What is expected ::
Transcribe the whole listing without a single picture.

Input records ::
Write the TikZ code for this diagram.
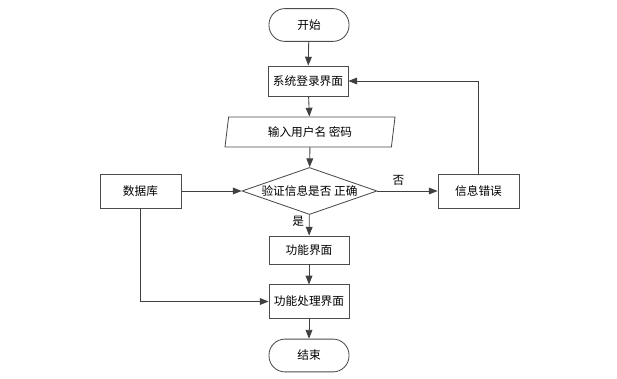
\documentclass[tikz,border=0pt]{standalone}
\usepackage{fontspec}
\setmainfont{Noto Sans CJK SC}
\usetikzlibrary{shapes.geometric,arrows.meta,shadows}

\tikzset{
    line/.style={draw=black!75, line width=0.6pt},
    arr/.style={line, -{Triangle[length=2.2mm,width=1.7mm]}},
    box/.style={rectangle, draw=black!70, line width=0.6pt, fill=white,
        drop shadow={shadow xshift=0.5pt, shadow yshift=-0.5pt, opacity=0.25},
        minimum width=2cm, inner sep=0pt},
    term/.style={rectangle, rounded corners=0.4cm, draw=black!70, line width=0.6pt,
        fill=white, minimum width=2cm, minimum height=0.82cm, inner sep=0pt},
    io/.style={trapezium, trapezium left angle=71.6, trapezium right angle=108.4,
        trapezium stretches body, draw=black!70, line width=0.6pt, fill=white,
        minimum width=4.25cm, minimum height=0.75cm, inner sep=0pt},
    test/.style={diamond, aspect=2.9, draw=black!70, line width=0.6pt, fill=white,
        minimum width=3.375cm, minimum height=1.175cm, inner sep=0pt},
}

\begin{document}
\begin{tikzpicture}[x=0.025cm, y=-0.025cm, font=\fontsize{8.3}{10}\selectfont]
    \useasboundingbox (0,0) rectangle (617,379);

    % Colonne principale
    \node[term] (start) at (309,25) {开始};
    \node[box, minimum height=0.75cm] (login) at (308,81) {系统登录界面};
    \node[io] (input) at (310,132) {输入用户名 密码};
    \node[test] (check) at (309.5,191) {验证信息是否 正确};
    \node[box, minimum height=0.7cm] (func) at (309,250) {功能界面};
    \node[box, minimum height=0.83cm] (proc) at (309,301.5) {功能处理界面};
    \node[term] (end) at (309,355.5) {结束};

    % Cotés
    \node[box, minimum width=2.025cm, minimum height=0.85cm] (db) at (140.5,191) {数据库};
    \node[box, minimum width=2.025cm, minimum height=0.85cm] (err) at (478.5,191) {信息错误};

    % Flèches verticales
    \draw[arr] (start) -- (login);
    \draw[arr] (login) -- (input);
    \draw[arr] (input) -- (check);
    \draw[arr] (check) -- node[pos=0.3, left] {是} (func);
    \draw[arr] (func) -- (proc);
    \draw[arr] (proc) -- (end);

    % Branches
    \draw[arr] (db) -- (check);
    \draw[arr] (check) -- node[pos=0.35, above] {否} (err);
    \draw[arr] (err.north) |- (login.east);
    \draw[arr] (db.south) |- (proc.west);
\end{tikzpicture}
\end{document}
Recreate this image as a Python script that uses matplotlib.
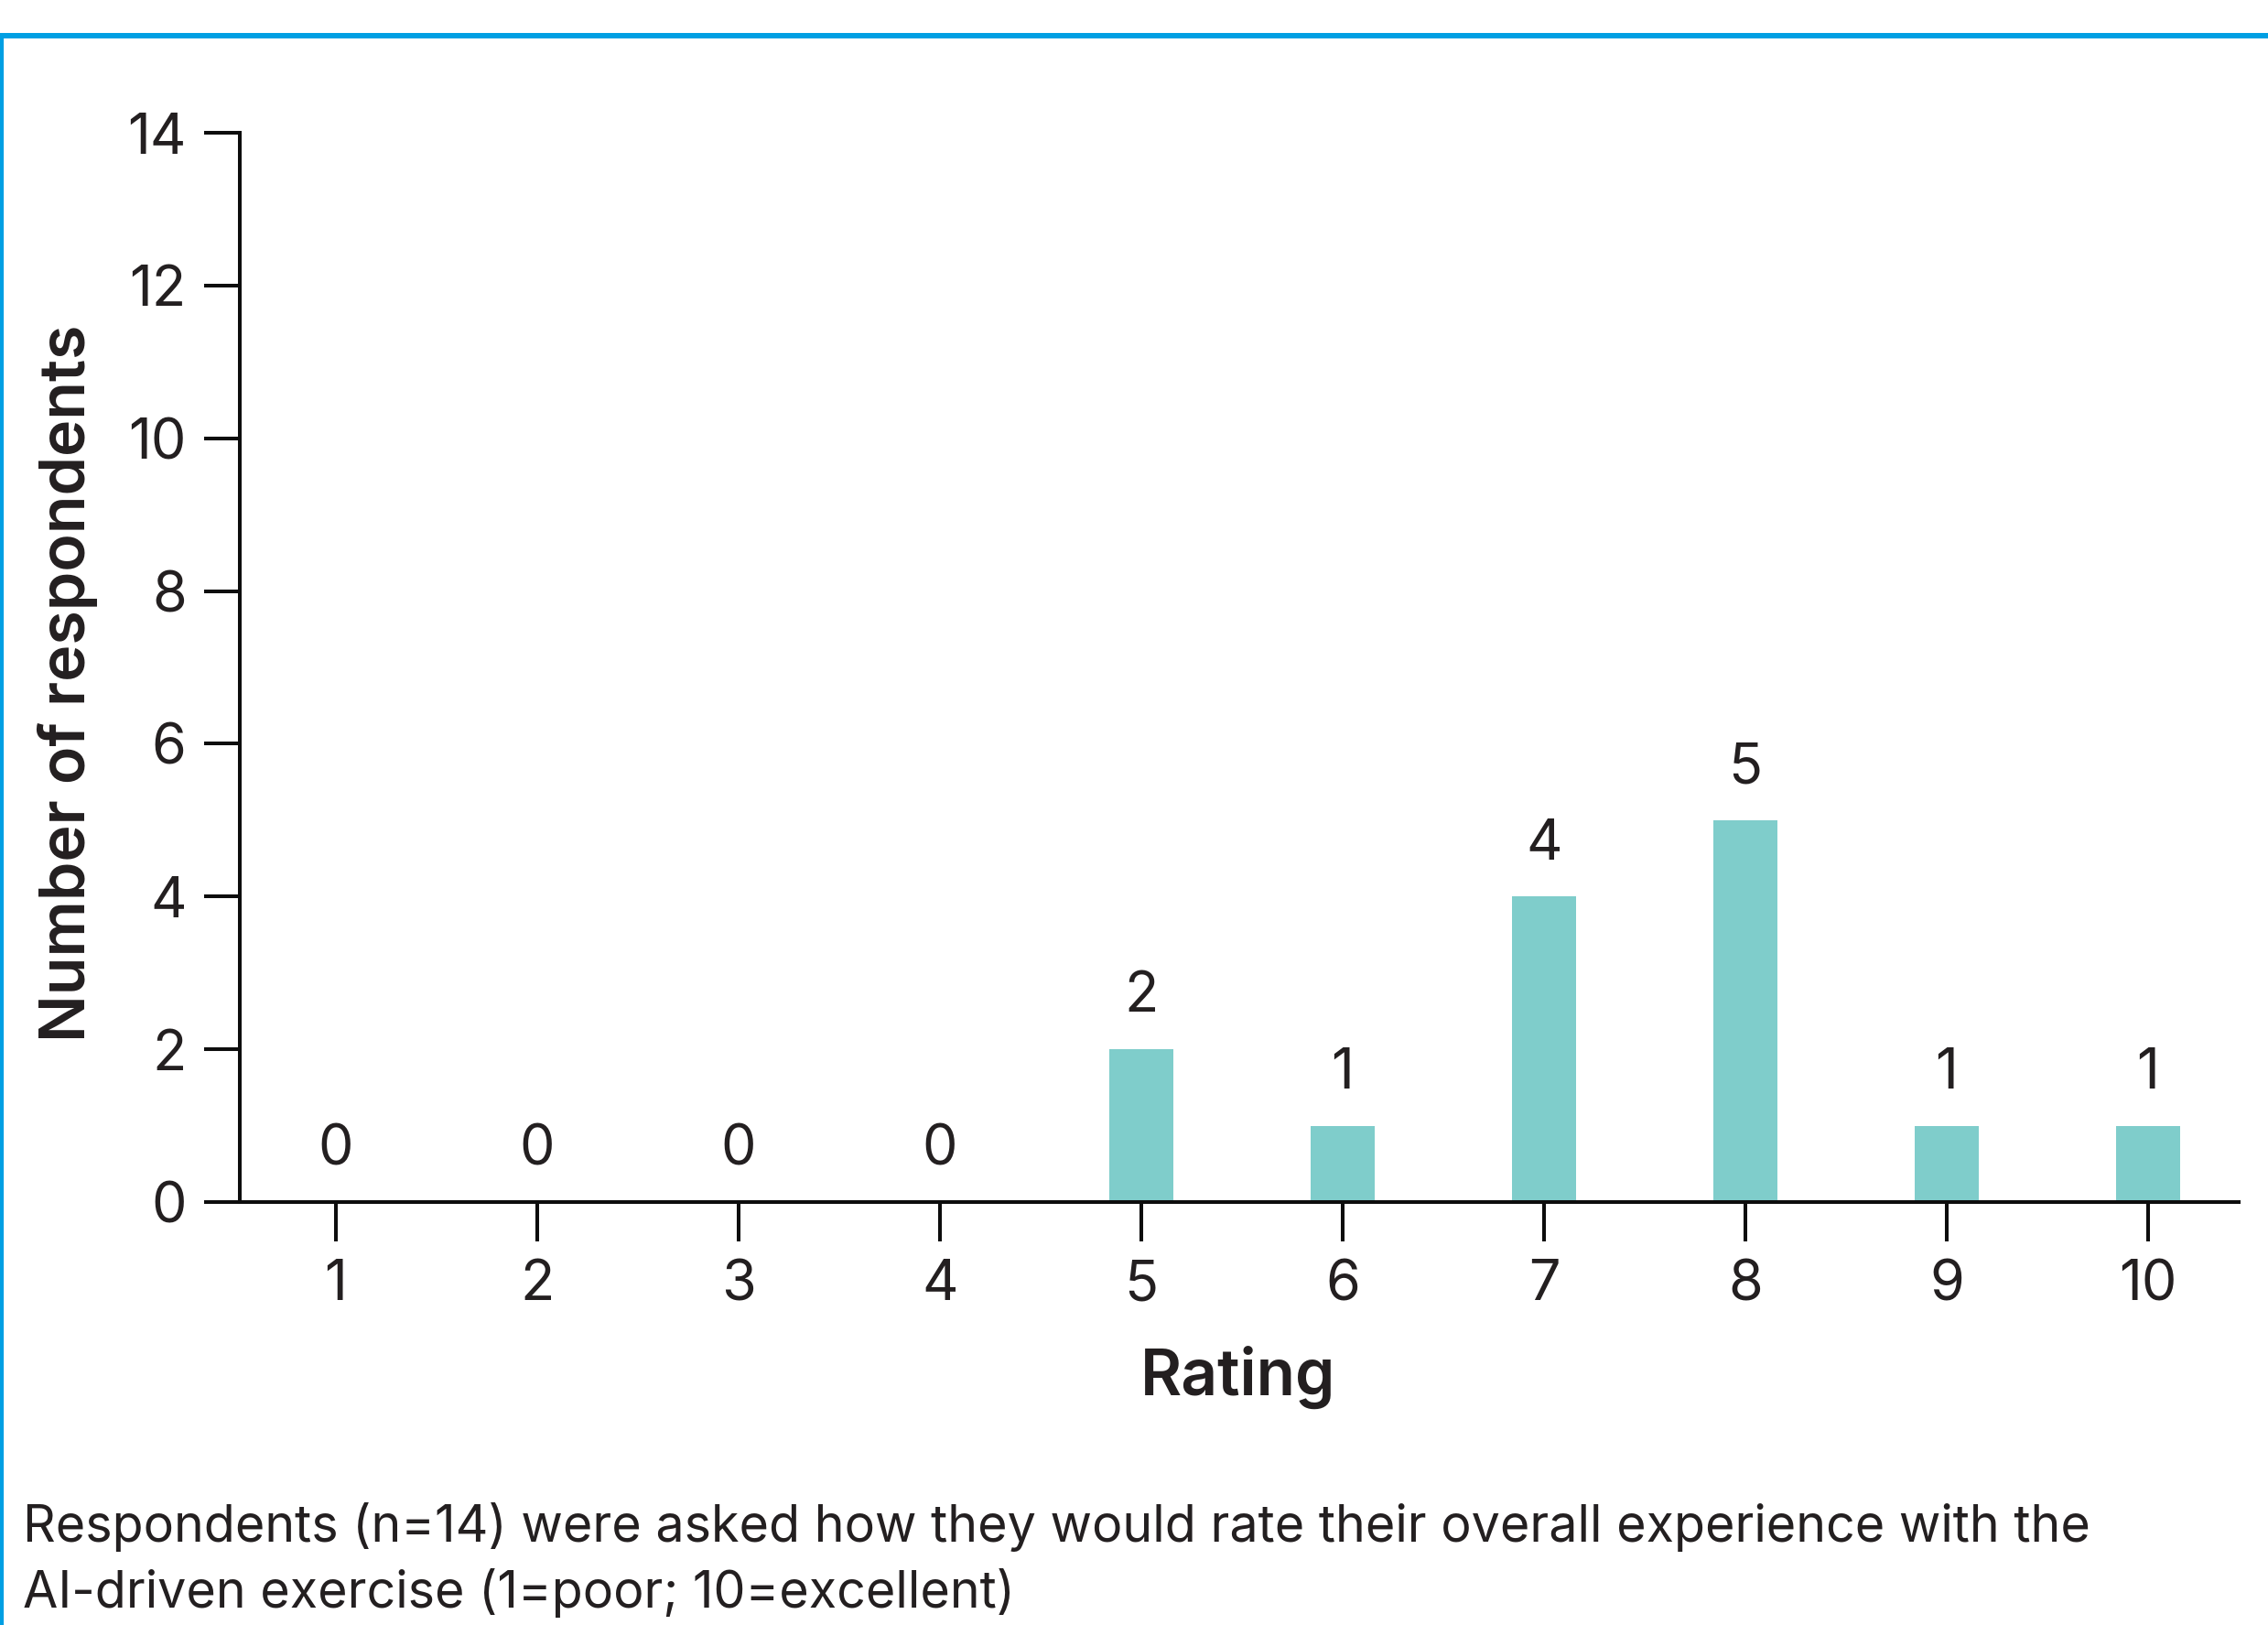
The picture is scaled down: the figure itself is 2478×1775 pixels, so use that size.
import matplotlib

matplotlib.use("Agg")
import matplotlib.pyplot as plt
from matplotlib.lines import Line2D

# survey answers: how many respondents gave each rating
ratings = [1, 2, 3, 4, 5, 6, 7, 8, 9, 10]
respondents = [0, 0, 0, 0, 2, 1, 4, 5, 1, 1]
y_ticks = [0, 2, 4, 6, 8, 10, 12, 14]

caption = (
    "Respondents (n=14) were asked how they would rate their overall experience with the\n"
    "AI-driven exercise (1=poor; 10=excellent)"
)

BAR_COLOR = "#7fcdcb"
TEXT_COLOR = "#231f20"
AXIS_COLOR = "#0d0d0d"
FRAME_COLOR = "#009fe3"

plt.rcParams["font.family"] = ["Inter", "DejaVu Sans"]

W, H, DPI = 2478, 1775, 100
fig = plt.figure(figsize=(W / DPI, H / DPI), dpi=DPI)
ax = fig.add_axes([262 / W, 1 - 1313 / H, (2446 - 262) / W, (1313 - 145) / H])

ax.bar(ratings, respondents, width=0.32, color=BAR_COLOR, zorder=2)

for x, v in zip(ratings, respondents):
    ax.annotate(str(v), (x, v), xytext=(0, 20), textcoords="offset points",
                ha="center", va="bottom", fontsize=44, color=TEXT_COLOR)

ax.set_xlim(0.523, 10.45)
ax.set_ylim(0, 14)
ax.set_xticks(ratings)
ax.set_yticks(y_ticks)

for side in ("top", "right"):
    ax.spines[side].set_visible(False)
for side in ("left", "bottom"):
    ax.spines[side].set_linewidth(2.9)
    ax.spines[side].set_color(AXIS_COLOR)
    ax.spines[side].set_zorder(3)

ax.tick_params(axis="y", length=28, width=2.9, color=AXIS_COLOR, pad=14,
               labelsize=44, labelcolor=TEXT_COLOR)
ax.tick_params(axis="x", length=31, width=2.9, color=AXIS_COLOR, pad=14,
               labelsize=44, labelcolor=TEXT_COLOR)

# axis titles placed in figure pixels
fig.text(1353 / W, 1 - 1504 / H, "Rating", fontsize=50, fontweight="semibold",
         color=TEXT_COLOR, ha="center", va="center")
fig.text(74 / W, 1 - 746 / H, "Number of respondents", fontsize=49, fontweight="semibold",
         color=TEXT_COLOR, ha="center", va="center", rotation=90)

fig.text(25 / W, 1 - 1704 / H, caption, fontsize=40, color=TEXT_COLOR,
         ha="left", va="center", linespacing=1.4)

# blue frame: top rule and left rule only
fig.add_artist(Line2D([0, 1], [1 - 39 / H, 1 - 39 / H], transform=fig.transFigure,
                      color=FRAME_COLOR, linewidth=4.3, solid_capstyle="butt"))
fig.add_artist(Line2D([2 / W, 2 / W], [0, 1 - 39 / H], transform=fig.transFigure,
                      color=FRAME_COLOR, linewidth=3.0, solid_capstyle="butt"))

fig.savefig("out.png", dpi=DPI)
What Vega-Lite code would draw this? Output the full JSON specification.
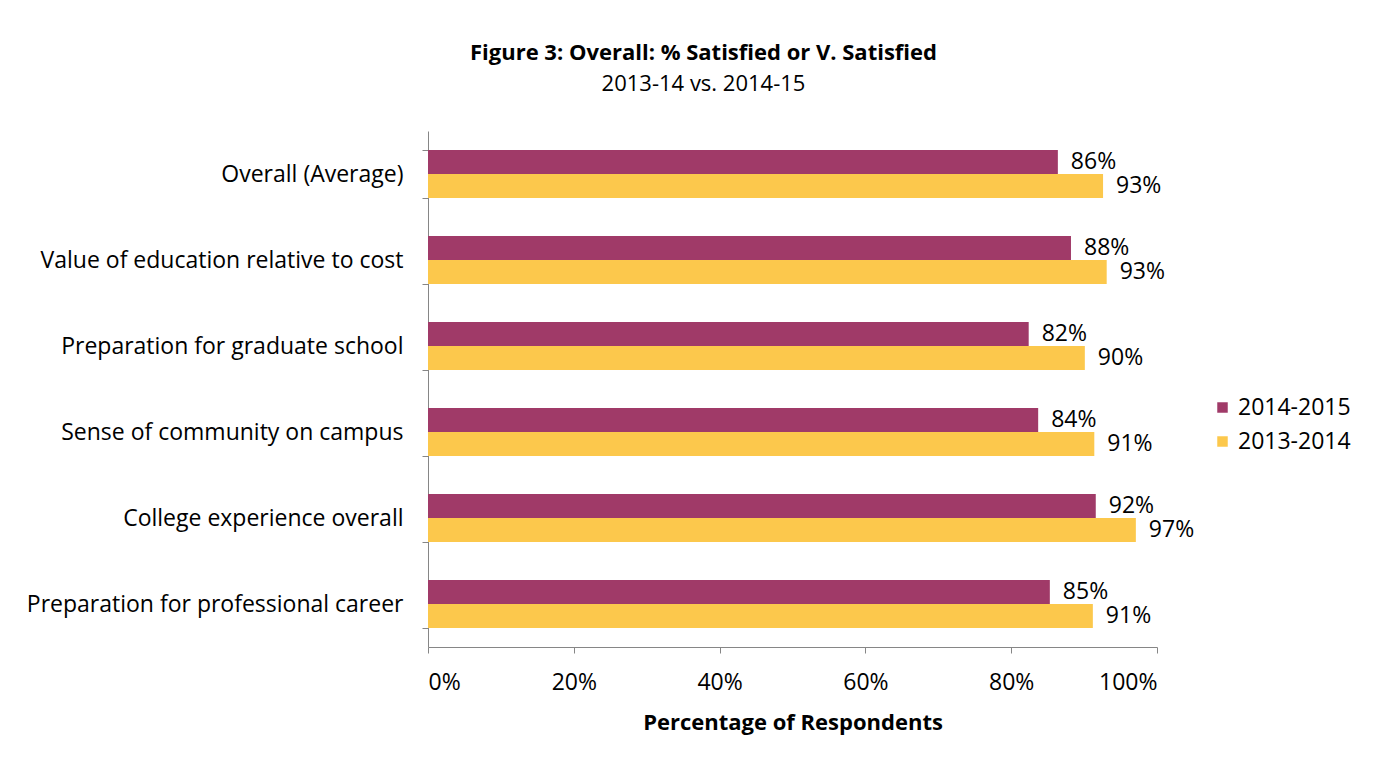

Written solution ::
Write the TikZ code for this diagram.
\documentclass[tikz,border=0pt]{standalone}
\usepackage{fontspec}
\setmainfont{Noto Sans CJK SC}
\usetikzlibrary{shapes.geometric,arrows.meta,shadows}

\tikzset{
    line/.style={draw=black!75, line width=0.6pt},
    arr/.style={line, -{Triangle[length=2.2mm,width=1.7mm]}},
    box/.style={rectangle, draw=black!70, line width=0.6pt, fill=white,
        drop shadow={shadow xshift=0.5pt, shadow yshift=-0.5pt, opacity=0.25},
        minimum width=2cm, inner sep=0pt},
    term/.style={rectangle, rounded corners=0.4cm, draw=black!70, line width=0.6pt,
        fill=white, minimum width=2cm, minimum height=0.82cm, inner sep=0pt},
    io/.style={trapezium, trapezium left angle=71.6, trapezium right angle=108.4,
        trapezium stretches body, draw=black!70, line width=0.6pt, fill=white,
        minimum width=4.25cm, minimum height=0.75cm, inner sep=0pt},
    test/.style={diamond, aspect=2.9, draw=black!70, line width=0.6pt, fill=white,
        minimum width=3.375cm, minimum height=1.175cm, inner sep=0pt},
}

\begin{document}
\begin{tikzpicture}[x=0.025cm, y=-0.025cm, font=\fontsize{8.3}{10}\selectfont]
    \useasboundingbox (0,0) rectangle (617,379);

    % Colonne principale
    \node[term] (start) at (309,25) {开始};
    \node[box, minimum height=0.75cm] (login) at (308,81) {系统登录界面};
    \node[io] (input) at (310,132) {输入用户名 密码};
    \node[test] (check) at (309.5,191) {验证信息是否 正确};
    \node[box, minimum height=0.7cm] (func) at (309,250) {功能界面};
    \node[box, minimum height=0.83cm] (proc) at (309,301.5) {功能处理界面};
    \node[term] (end) at (309,355.5) {结束};

    % Cotés
    \node[box, minimum width=2.025cm, minimum height=0.85cm] (db) at (140.5,191) {数据库};
    \node[box, minimum width=2.025cm, minimum height=0.85cm] (err) at (478.5,191) {信息错误};

    % Flèches verticales
    \draw[arr] (start) -- (login);
    \draw[arr] (login) -- (input);
    \draw[arr] (input) -- (check);
    \draw[arr] (check) -- node[pos=0.3, left] {是} (func);
    \draw[arr] (func) -- (proc);
    \draw[arr] (proc) -- (end);

    % Branches
    \draw[arr] (db) -- (check);
    \draw[arr] (check) -- node[pos=0.35, above] {否} (err);
    \draw[arr] (err.north) |- (login.east);
    \draw[arr] (db.south) |- (proc.west);
\end{tikzpicture}
\end{document}
Recreate this image as a Python script that uses matplotlib.
The picture is scaled down: the figure itself is 2478×1775 pixels, so use that size.
import matplotlib

matplotlib.use("Agg")
import matplotlib.pyplot as plt
from matplotlib.lines import Line2D

# survey answers: how many respondents gave each rating
ratings = [1, 2, 3, 4, 5, 6, 7, 8, 9, 10]
respondents = [0, 0, 0, 0, 2, 1, 4, 5, 1, 1]
y_ticks = [0, 2, 4, 6, 8, 10, 12, 14]

caption = (
    "Respondents (n=14) were asked how they would rate their overall experience with the\n"
    "AI-driven exercise (1=poor; 10=excellent)"
)

BAR_COLOR = "#7fcdcb"
TEXT_COLOR = "#231f20"
AXIS_COLOR = "#0d0d0d"
FRAME_COLOR = "#009fe3"

plt.rcParams["font.family"] = ["Inter", "DejaVu Sans"]

W, H, DPI = 2478, 1775, 100
fig = plt.figure(figsize=(W / DPI, H / DPI), dpi=DPI)
ax = fig.add_axes([262 / W, 1 - 1313 / H, (2446 - 262) / W, (1313 - 145) / H])

ax.bar(ratings, respondents, width=0.32, color=BAR_COLOR, zorder=2)

for x, v in zip(ratings, respondents):
    ax.annotate(str(v), (x, v), xytext=(0, 20), textcoords="offset points",
                ha="center", va="bottom", fontsize=44, color=TEXT_COLOR)

ax.set_xlim(0.523, 10.45)
ax.set_ylim(0, 14)
ax.set_xticks(ratings)
ax.set_yticks(y_ticks)

for side in ("top", "right"):
    ax.spines[side].set_visible(False)
for side in ("left", "bottom"):
    ax.spines[side].set_linewidth(2.9)
    ax.spines[side].set_color(AXIS_COLOR)
    ax.spines[side].set_zorder(3)

ax.tick_params(axis="y", length=28, width=2.9, color=AXIS_COLOR, pad=14,
               labelsize=44, labelcolor=TEXT_COLOR)
ax.tick_params(axis="x", length=31, width=2.9, color=AXIS_COLOR, pad=14,
               labelsize=44, labelcolor=TEXT_COLOR)

# axis titles placed in figure pixels
fig.text(1353 / W, 1 - 1504 / H, "Rating", fontsize=50, fontweight="semibold",
         color=TEXT_COLOR, ha="center", va="center")
fig.text(74 / W, 1 - 746 / H, "Number of respondents", fontsize=49, fontweight="semibold",
         color=TEXT_COLOR, ha="center", va="center", rotation=90)

fig.text(25 / W, 1 - 1704 / H, caption, fontsize=40, color=TEXT_COLOR,
         ha="left", va="center", linespacing=1.4)

# blue frame: top rule and left rule only
fig.add_artist(Line2D([0, 1], [1 - 39 / H, 1 - 39 / H], transform=fig.transFigure,
                      color=FRAME_COLOR, linewidth=4.3, solid_capstyle="butt"))
fig.add_artist(Line2D([2 / W, 2 / W], [0, 1 - 39 / H], transform=fig.transFigure,
                      color=FRAME_COLOR, linewidth=3.0, solid_capstyle="butt"))

fig.savefig("out.png", dpi=DPI)
What Vega-Lite code would draw this? Output the full JSON specification.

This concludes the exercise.